-- BEGIN DATA SHOWN --

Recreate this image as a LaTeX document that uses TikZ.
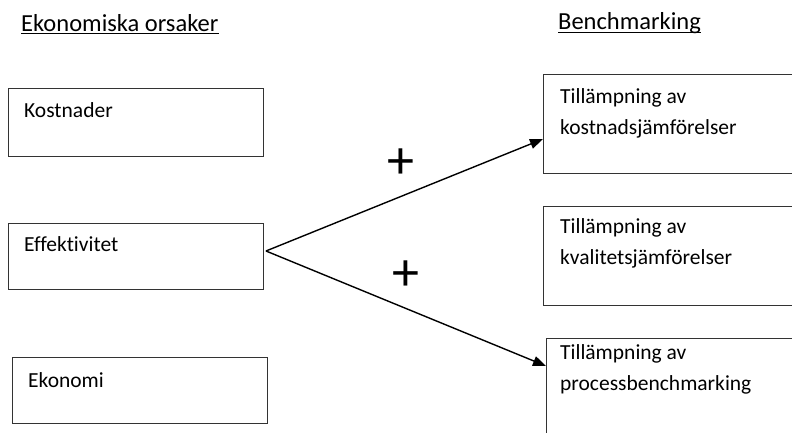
\documentclass[tikz,border=0pt]{standalone}
\usepackage{fontspec}
\setmainfont{Carlito}[Ligatures=NoCommon]
\usetikzlibrary{arrows.meta}

\tikzset{
  box/.style={draw=black!80, line width=1.2bp, inner sep=0pt, anchor=north west},
  boxtext/.style={inner sep=0pt, anchor=base west, align=left,
    font=\fontsize{21.5bp}{31bp}\selectfont},
  header/.style={inner sep=0pt, anchor=base west, font=\fontsize{24.5bp}{29bp}\selectfont},
  uline/.style={line width=1.2bp, black},
  link/.style={line width=1.4bp, black, -{Triangle[length=13bp,width=10bp]}},
  sign/.style={inner sep=0pt, font=\fontsize{54bp}{58bp}\selectfont},
}

\begin{document}
\begin{tikzpicture}[x=1bp, y=-1bp]
  \useasboundingbox (0,0) rectangle (792,433);
  \clip (0,0) rectangle (792,433);

  % column headings
  \node[header] (hleft) at (21,31.5) {Ekonomiska orsaker};
  \node[header] (hright) at (558,30) {Benchmarking};
  \draw[uline] ([yshift=-2bp]hleft.base west) -- ([yshift=-2bp]hleft.base east);
  \draw[uline] ([yshift=-2.5bp]hright.base west) -- ([yshift=-2.5bp]hright.base east);

  % economic causes
  \node[box, minimum width=255bp, minimum height=68bp] (kost) at (8,88) {};
  \node[box, minimum width=255bp, minimum height=66bp] (eff) at (8,223) {};
  \node[box, minimum width=255bp, minimum height=66bp] (ekon) at (12,357) {};
  \node[boxtext] (kostT) at ([shift={(16bp,-30bp)}]kost.north west) {Kostnader};
  \node[boxtext] (effT) at ([shift={(16bp,-29bp)}]eff.north west) {Effektivitet};
  \node[boxtext] (ekonT) at ([shift={(16bp,-30bp)}]ekon.north west) {Ekonomi};

  % benchmarking forms (two-line texts are placed by their last baseline)
  \node[box, minimum width=257bp, minimum height=99bp] (bkost) at (543,74) {};
  \node[box, minimum width=257bp, minimum height=99bp] (bkval) at (543,206) {};
  \node[box, minimum width=254bp, minimum height=107bp] (bproc) at (546,338) {};
  \node[boxtext] (bkostT) at ([shift={(17bp,-61bp)}]bkost.north west)
    {Tillämpning av\\kostnadsjämförelser};
  \node[boxtext] (bkvalT) at ([shift={(17bp,-59bp)}]bkval.north west)
    {Tillämpning av\\kvalitetsjämförelser};
  \node[boxtext] (bprocT) at ([shift={(14bp,-52bp)}]bproc.north west)
    {Tillämpning av\\processbenchmarking};

  % influences
  \coordinate (src) at (266,251);
  \draw[link] (src) -- ([yshift=-65bp]bkost.north west);
  \draw[link] (src) -- ([yshift=-28bp]bproc.north west);
  \node[sign] (p1) at (401,164) {+};
  \node[sign] (p2) at (406,276) {+};
\end{tikzpicture}
\end{document}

-- END DATA SHOWN --

### PROBLEM STATEMENT
Without the pictures, copy the material exactly as given.

### ANSWER TO THIS PROBLEM
Recreate this image as a LaTeX document that uses TikZ.
\documentclass[tikz,border=0pt]{standalone}
\usepackage{fontspec}
\setmainfont{Carlito}[Ligatures=NoCommon]
\usetikzlibrary{arrows.meta}

\tikzset{
  box/.style={draw=black!80, line width=1.2bp, inner sep=0pt, anchor=north west},
  boxtext/.style={inner sep=0pt, anchor=base west, align=left,
    font=\fontsize{21.5bp}{31bp}\selectfont},
  header/.style={inner sep=0pt, anchor=base west, font=\fontsize{24.5bp}{29bp}\selectfont},
  uline/.style={line width=1.2bp, black},
  link/.style={line width=1.4bp, black, -{Triangle[length=13bp,width=10bp]}},
  sign/.style={inner sep=0pt, font=\fontsize{54bp}{58bp}\selectfont},
}

\begin{document}
\begin{tikzpicture}[x=1bp, y=-1bp]
  \useasboundingbox (0,0) rectangle (792,433);
  \clip (0,0) rectangle (792,433);

  % column headings
  \node[header] (hleft) at (21,31.5) {Ekonomiska orsaker};
  \node[header] (hright) at (558,30) {Benchmarking};
  \draw[uline] ([yshift=-2bp]hleft.base west) -- ([yshift=-2bp]hleft.base east);
  \draw[uline] ([yshift=-2.5bp]hright.base west) -- ([yshift=-2.5bp]hright.base east);

  % economic causes
  \node[box, minimum width=255bp, minimum height=68bp] (kost) at (8,88) {};
  \node[box, minimum width=255bp, minimum height=66bp] (eff) at (8,223) {};
  \node[box, minimum width=255bp, minimum height=66bp] (ekon) at (12,357) {};
  \node[boxtext] (kostT) at ([shift={(16bp,-30bp)}]kost.north west) {Kostnader};
  \node[boxtext] (effT) at ([shift={(16bp,-29bp)}]eff.north west) {Effektivitet};
  \node[boxtext] (ekonT) at ([shift={(16bp,-30bp)}]ekon.north west) {Ekonomi};

  % benchmarking forms (two-line texts are placed by their last baseline)
  \node[box, minimum width=257bp, minimum height=99bp] (bkost) at (543,74) {};
  \node[box, minimum width=257bp, minimum height=99bp] (bkval) at (543,206) {};
  \node[box, minimum width=254bp, minimum height=107bp] (bproc) at (546,338) {};
  \node[boxtext] (bkostT) at ([shift={(17bp,-61bp)}]bkost.north west)
    {Tillämpning av\\kostnadsjämförelser};
  \node[boxtext] (bkvalT) at ([shift={(17bp,-59bp)}]bkval.north west)
    {Tillämpning av\\kvalitetsjämförelser};
  \node[boxtext] (bprocT) at ([shift={(14bp,-52bp)}]bproc.north west)
    {Tillämpning av\\processbenchmarking};

  % influences
  \coordinate (src) at (266,251);
  \draw[link] (src) -- ([yshift=-65bp]bkost.north west);
  \draw[link] (src) -- ([yshift=-28bp]bproc.north west);
  \node[sign] (p1) at (401,164) {+};
  \node[sign] (p2) at (406,276) {+};
\end{tikzpicture}
\end{document}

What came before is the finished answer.